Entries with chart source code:
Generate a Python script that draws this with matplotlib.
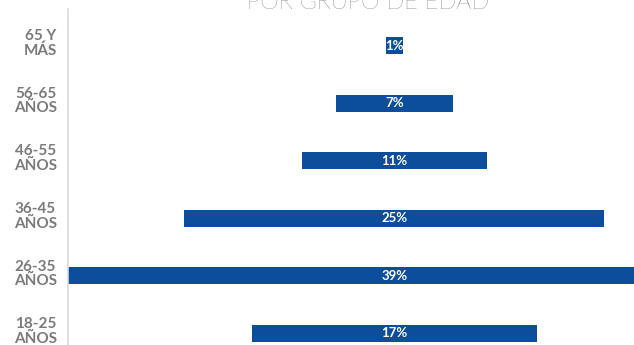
import matplotlib
matplotlib.use("Agg")
import matplotlib.pyplot as plt

categories = ["65 Y\nMÁS", "56-65\nAÑOS", "46-55\nAÑOS", "36-45\nAÑOS", "26-35\nAÑOS", "18-25\nAÑOS"]
shares = [1, 7, 11, 25, 39, 17]
labels = [f"{v}%" for v in shares]

W, H = 634, 345
bar_color = "#0c4e9b"
label_gray = "#7a7a7a"

fig = plt.figure(figsize=(W / 100, H / 100), dpi=100)
# axes spans from the vertical line at x=68 px to the right edge; the widest bar is clipped
ax = fig.add_axes([68 / W, 0, 1 - 68 / W, 1 - 9 / H])

pos = list(range(len(categories)))
lefts = [-v / 2 for v in shares]
ax.barh(pos, shares, left=lefts, height=0.295, color=bar_color)
for p, v, lab in zip(pos, shares, labels):
    ax.text(0, p, lab, ha="center", va="center", color="white",
            fontsize=9.5, fontweight="bold", family=["Lato", "DejaVu Sans"])

ax.set_xlim(-19.43, 14.26)
ax.set_ylim(5.2, -0.634)
ax.set_xticks([])
ax.set_yticks([])
for side in ["top", "right", "bottom"]:
    ax.spines[side].set_visible(False)
ax.spines["left"].set_color("#d9d9d9")
ax.spines["left"].set_linewidth(1.2)

# category labels, block right-aligned in the left margin, lines centred
for p, cat in zip(pos, categories):
    y_px = 45.5 + 57.6 * p - 2
    fig.text(57 / W, 1 - y_px / H, cat, ha="right", va="center", multialignment="center",
             color=label_gray, fontsize=11, fontweight="bold", linespacing=1.05,
             family=["Lato", "DejaVu Sans"])

# title sits mostly above the visible area, as in the cropped source
fig.text(368 / W, 1 - 9 / H, "POR GRUPO DE EDAD", ha="center", va="baseline",
         color="#3a3a3a", fontsize=17, fontweight="light", family=["Lato", "DejaVu Sans"])

fig.savefig("out.png", dpi=100)
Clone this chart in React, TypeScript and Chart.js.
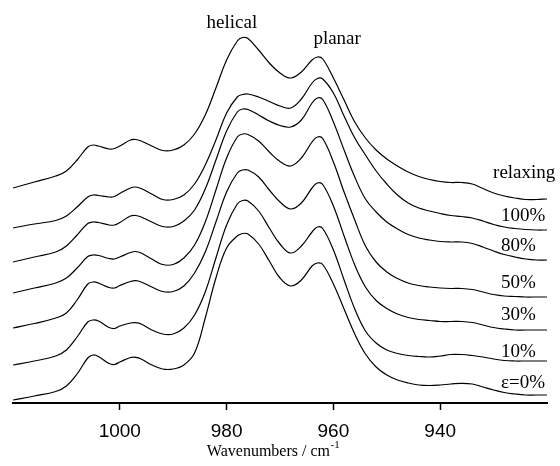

What this task involves:
Show every line from the listing above in which the string "matplotlib" appears.

Result:
Generate a Python script that draws this with matplotlib.
import matplotlib
matplotlib.use("Agg")
import matplotlib.pyplot as plt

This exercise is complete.